Utah GOPers Pass Gerrymandering Scheme, Advance New Map to Retain All the State’s Congressional Seats  

Utah State Capitol in Salt Lake City (AdobeStock).

Republicans in Utah advanced a new congressional map Monday favored to help their party retain all four of the Beehive State’s congressional seats — despite a recent court ruling requiring a fair map. 

And to bolster the chances of success for their gerrymander campaign, GOP lawmakers also approved an audacious measure that, while framed as a check on partisan bias, would allow them to rig the process of determining whether or not a map is politically biased.

The state’s Redistricting Committee voted 8-to-2 along party lines to advance one of five proposed maps to the legislature for a full vote, as part of a court-ordered process to select a new congressional map. 

Under the new map, the GOP still has an advantage in all four of the state’s congressional districts. But at least one district was redrawn to be competitive enough for a Democratic pickup — Trump won the district by 6% in 2024 — while another slightly loosened the GOP’s advantage, with Trump winning the district by 11% in the last election. It was the only map of the five proposed in which the GOP has an advantage in all four districts.*

But Utah Republicans appear to be aware that the map could be struck down under Proposition 4, the state’s anti-gerrymandering law. So they came up with a safeguard in the form of a bill to rig the map-drawing process, which was passed through both chambers Monday. 

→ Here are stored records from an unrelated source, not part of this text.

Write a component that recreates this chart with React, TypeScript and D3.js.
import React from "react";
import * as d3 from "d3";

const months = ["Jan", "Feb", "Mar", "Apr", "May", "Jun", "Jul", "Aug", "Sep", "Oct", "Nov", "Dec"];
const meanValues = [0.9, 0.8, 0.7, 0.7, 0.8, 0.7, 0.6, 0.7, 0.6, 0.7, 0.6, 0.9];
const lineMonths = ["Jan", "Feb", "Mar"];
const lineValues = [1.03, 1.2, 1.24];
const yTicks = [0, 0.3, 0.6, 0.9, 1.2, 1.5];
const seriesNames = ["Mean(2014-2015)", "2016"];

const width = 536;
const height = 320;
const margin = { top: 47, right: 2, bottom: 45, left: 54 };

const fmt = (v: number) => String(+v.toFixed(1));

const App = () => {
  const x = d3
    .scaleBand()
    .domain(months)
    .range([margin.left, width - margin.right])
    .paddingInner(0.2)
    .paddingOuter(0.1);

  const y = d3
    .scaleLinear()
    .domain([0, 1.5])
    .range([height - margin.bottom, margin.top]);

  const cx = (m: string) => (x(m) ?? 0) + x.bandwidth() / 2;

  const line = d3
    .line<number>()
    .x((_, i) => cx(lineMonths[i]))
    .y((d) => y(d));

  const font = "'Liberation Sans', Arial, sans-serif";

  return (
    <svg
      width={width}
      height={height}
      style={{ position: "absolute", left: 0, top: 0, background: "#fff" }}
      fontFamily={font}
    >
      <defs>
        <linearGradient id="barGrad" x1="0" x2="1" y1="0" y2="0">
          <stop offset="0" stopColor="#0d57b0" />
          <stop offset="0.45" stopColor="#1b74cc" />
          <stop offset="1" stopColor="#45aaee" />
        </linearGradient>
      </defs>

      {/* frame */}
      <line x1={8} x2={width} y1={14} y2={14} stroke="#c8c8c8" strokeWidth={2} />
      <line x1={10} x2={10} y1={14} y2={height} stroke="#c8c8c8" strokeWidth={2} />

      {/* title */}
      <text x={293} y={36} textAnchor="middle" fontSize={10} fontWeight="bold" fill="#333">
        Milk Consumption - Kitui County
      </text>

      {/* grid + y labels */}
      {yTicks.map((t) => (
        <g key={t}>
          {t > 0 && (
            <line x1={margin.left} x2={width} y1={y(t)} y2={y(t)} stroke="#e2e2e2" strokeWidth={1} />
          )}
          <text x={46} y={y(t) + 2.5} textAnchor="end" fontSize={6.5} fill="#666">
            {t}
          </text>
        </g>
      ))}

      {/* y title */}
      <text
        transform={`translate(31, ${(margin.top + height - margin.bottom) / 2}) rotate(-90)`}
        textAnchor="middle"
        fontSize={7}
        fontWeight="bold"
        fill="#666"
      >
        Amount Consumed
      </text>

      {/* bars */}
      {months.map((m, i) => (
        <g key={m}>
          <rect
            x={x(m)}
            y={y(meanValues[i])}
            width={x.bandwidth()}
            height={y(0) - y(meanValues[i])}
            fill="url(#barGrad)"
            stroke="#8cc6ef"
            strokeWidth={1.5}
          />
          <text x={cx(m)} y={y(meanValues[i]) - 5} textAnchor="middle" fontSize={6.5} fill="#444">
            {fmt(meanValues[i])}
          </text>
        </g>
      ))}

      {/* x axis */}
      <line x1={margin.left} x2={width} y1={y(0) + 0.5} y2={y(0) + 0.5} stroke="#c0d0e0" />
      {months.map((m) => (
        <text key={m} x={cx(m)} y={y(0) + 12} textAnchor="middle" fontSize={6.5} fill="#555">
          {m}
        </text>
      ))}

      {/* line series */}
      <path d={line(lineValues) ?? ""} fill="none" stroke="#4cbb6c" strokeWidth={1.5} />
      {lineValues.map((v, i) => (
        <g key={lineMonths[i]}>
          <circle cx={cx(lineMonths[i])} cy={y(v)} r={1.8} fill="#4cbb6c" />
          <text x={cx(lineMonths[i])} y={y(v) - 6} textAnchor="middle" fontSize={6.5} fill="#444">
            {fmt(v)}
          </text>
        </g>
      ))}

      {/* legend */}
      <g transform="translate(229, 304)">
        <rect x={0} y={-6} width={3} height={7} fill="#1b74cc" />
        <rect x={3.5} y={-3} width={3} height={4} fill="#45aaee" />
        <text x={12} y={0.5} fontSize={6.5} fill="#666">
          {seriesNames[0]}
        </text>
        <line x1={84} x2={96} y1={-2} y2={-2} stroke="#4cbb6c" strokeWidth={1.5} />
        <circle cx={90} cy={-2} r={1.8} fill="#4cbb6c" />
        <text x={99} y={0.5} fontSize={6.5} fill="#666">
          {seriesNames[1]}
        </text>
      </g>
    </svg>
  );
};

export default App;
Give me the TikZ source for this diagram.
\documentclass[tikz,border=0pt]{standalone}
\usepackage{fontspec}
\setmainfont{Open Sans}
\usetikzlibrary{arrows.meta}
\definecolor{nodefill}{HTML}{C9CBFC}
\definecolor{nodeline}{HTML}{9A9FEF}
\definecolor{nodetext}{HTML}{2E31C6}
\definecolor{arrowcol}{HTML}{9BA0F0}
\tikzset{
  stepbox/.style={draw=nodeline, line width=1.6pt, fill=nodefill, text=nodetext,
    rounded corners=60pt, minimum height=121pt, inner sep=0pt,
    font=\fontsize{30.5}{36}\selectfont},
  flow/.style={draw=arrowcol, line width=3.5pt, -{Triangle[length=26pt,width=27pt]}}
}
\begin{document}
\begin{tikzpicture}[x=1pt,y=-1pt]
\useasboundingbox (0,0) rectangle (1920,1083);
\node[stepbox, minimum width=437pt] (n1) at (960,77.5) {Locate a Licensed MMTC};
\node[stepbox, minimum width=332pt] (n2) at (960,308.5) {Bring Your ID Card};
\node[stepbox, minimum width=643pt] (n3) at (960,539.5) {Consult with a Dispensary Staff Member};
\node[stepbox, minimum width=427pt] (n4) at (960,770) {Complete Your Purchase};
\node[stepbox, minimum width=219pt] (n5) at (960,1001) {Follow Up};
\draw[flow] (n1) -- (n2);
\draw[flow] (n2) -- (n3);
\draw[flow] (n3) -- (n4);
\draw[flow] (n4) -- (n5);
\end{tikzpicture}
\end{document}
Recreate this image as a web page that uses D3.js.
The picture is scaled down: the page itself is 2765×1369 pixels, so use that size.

The measure, introduced by Sen. Brady Brammer (R), would essentially rewrite Prop 4 to require that each congressional district have a partisan vote share roughly in line with statewide election results over the last 12 years, in which the GOP has consistently won by comfortable margins. Separately, a proposed map would be compared to an “ensemble” map created via computer simulation, to similarly ensure it corresponded to statewide results. And GOP lawmakers would control the process, including the data and metrics used to create the simulation.

Brammer pitched the bill as providing a clearer standard for Prop 4’s requirement that a map not unduly favor one party over the other. In fact, the measure appears to lock in the GOP’s power to draw a congressional map with four Republican seats. And it severely restricts judges’ power to strike down a map, by limiting their review only to the GOP-friendly test in the bill.

“What’s clear to me is that altering Prop 4 would be violating Prop 4,” said Sen. Luz Escamilla (D).

“Utahns passed Proposition 4 in 2018 to ensure districts are drawn with transparency, accountability, and respect for communities rather than partisan interests,” Elizabeth Rasmussen, the executive director of the anti-gerrymandering group Better Boundaries, said in a statement issued before Monday’s hearing. “The Legislature has a duty to follow the law and respect the will of the people. Brammer’s bill would weaken Prop 4 and threaten the fair process voters put in place.”

In 2018, Utah voters approved Proposition 4 — a ballot measure to create an independent redistricting commission to draw fair maps. But in 2020, the legislature repealed Prop 4 and drew a gerrymandered map. 

After pro-voting groups sued, the Utah Supreme Court ruled the gerrymandered map was unconstitutional. It ordered lawmakers to present a new map by Sept. 25, for a public comment period.

The redistricting committee instead presented five new maps, allowing the public 10 days to comment on each one, taking those comments into consideration before Monday’s vote. 

The map chosen by the redistricting committee Monday was the only one of the five proposed maps in which the GOP retains a partisan advantage in all four of Utah’s congressional districts. 

After the full legislature votes on the new congressional map, a judge will either approve or deny the map, based on whether or not it complies with the parameters set by Prop 4.

*This paragraph has been corrected from an earlier version which reported that the map would create four safe Republican seats.